INFORMATION SUPPLIED

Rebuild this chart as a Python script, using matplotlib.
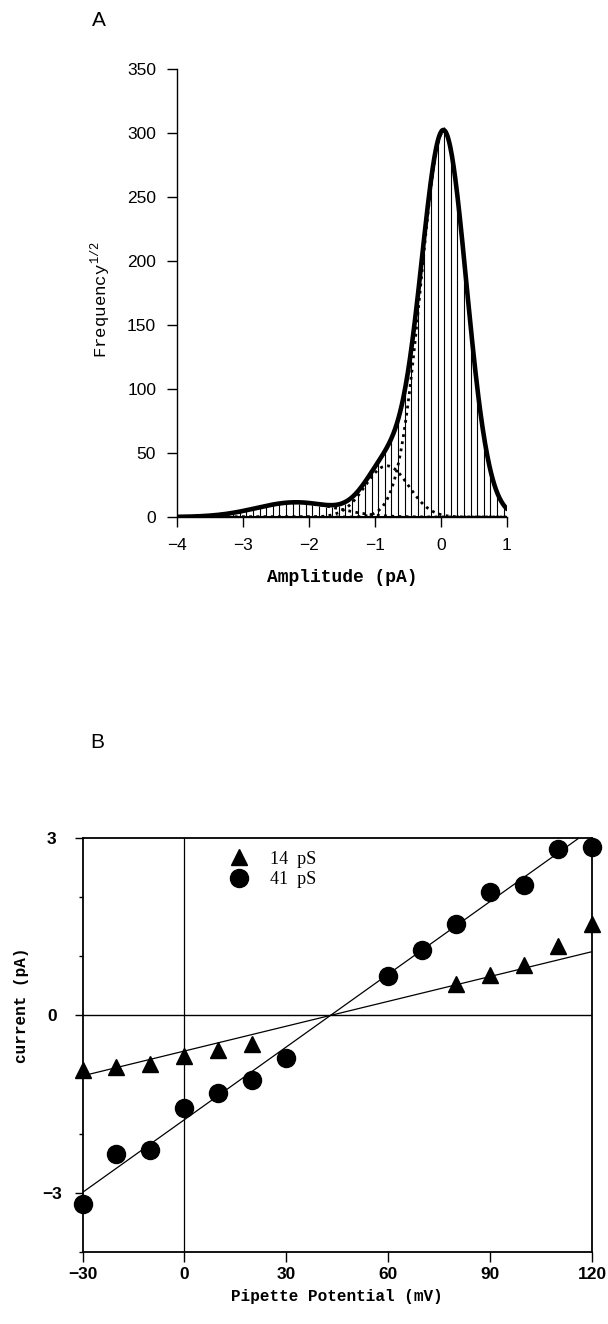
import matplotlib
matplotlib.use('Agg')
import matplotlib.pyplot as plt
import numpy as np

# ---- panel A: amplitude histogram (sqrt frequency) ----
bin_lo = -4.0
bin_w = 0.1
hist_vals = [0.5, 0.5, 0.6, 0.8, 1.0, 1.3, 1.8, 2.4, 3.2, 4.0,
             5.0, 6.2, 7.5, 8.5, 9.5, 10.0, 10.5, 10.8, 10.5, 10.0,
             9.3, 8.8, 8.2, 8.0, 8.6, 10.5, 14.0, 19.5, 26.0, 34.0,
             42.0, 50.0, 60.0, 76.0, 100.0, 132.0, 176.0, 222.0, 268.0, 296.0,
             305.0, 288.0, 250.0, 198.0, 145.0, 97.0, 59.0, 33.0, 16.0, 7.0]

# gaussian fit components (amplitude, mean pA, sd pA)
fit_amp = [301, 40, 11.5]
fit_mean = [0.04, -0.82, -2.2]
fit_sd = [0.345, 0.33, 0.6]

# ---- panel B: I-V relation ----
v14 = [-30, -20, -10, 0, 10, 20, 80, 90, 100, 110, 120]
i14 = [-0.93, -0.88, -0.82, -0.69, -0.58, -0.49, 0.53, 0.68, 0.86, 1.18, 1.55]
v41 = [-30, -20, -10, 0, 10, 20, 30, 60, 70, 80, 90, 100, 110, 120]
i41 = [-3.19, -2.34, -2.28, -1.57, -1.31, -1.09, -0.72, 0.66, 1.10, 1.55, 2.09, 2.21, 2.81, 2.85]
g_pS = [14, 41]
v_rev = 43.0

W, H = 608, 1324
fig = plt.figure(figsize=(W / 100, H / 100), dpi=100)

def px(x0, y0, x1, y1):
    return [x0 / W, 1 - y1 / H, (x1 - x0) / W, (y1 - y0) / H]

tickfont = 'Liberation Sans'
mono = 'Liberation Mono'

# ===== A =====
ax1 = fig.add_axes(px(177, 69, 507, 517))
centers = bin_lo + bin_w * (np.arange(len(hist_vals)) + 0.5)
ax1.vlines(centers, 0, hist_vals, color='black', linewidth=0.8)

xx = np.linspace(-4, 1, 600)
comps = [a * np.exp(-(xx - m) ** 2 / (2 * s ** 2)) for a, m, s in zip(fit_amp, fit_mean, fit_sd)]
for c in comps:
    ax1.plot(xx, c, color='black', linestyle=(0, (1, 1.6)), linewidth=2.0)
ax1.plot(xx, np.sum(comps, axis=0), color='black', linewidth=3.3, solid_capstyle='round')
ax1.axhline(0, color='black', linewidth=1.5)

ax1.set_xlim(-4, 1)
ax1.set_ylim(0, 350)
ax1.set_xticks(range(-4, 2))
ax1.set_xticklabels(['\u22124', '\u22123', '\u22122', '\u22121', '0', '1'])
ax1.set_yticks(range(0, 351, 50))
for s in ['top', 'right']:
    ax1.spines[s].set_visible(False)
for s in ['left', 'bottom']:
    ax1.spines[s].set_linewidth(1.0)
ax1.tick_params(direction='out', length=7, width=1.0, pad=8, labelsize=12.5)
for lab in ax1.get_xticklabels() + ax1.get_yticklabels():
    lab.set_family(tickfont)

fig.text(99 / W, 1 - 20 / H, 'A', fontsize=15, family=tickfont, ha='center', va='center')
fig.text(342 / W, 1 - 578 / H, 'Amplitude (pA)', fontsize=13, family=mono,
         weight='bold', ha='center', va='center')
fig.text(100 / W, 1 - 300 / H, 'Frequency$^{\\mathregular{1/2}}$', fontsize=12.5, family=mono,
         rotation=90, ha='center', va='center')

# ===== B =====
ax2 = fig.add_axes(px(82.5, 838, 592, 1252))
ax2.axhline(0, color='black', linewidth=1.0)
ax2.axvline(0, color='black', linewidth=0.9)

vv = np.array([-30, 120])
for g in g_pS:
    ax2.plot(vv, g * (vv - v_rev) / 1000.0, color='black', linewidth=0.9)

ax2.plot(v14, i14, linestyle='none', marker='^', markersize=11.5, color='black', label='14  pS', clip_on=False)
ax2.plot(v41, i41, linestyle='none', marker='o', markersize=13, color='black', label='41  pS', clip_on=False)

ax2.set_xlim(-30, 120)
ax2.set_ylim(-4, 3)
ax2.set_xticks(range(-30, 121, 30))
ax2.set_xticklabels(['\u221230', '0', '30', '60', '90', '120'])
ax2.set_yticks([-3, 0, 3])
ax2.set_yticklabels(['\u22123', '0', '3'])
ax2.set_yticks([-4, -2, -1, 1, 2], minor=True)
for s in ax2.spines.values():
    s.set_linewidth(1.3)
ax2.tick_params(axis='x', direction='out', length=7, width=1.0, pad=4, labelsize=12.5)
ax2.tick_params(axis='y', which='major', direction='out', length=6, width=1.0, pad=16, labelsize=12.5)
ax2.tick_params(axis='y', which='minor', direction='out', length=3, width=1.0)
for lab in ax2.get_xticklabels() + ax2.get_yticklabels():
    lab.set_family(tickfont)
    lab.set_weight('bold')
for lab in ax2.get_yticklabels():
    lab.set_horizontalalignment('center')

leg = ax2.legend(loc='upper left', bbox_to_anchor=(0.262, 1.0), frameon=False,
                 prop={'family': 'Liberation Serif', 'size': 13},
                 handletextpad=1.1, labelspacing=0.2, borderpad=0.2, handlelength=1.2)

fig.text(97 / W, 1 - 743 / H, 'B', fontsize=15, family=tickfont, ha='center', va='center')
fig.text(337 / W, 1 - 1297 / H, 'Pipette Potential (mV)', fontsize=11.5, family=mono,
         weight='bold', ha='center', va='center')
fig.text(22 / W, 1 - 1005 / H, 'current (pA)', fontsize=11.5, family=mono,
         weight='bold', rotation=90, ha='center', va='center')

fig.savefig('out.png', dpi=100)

WORK TO COMPLETE
Quote, exactly and only, the lines from the first line of the data above through the line containing "305.0, 288.0, 250.0, 198.0, 145.0, 97.0, 59.0, 33.0, 16.0, 7.0]". The pictures do not belong in it.

TASK SOLUTION
Rebuild this chart as a Python script, using matplotlib.
import matplotlib
matplotlib.use('Agg')
import matplotlib.pyplot as plt
import numpy as np

# ---- panel A: amplitude histogram (sqrt frequency) ----
bin_lo = -4.0
bin_w = 0.1
hist_vals = [0.5, 0.5, 0.6, 0.8, 1.0, 1.3, 1.8, 2.4, 3.2, 4.0,
             5.0, 6.2, 7.5, 8.5, 9.5, 10.0, 10.5, 10.8, 10.5, 10.0,
             9.3, 8.8, 8.2, 8.0, 8.6, 10.5, 14.0, 19.5, 26.0, 34.0,
             42.0, 50.0, 60.0, 76.0, 100.0, 132.0, 176.0, 222.0, 268.0, 296.0,
             305.0, 288.0, 250.0, 198.0, 145.0, 97.0, 59.0, 33.0, 16.0, 7.0]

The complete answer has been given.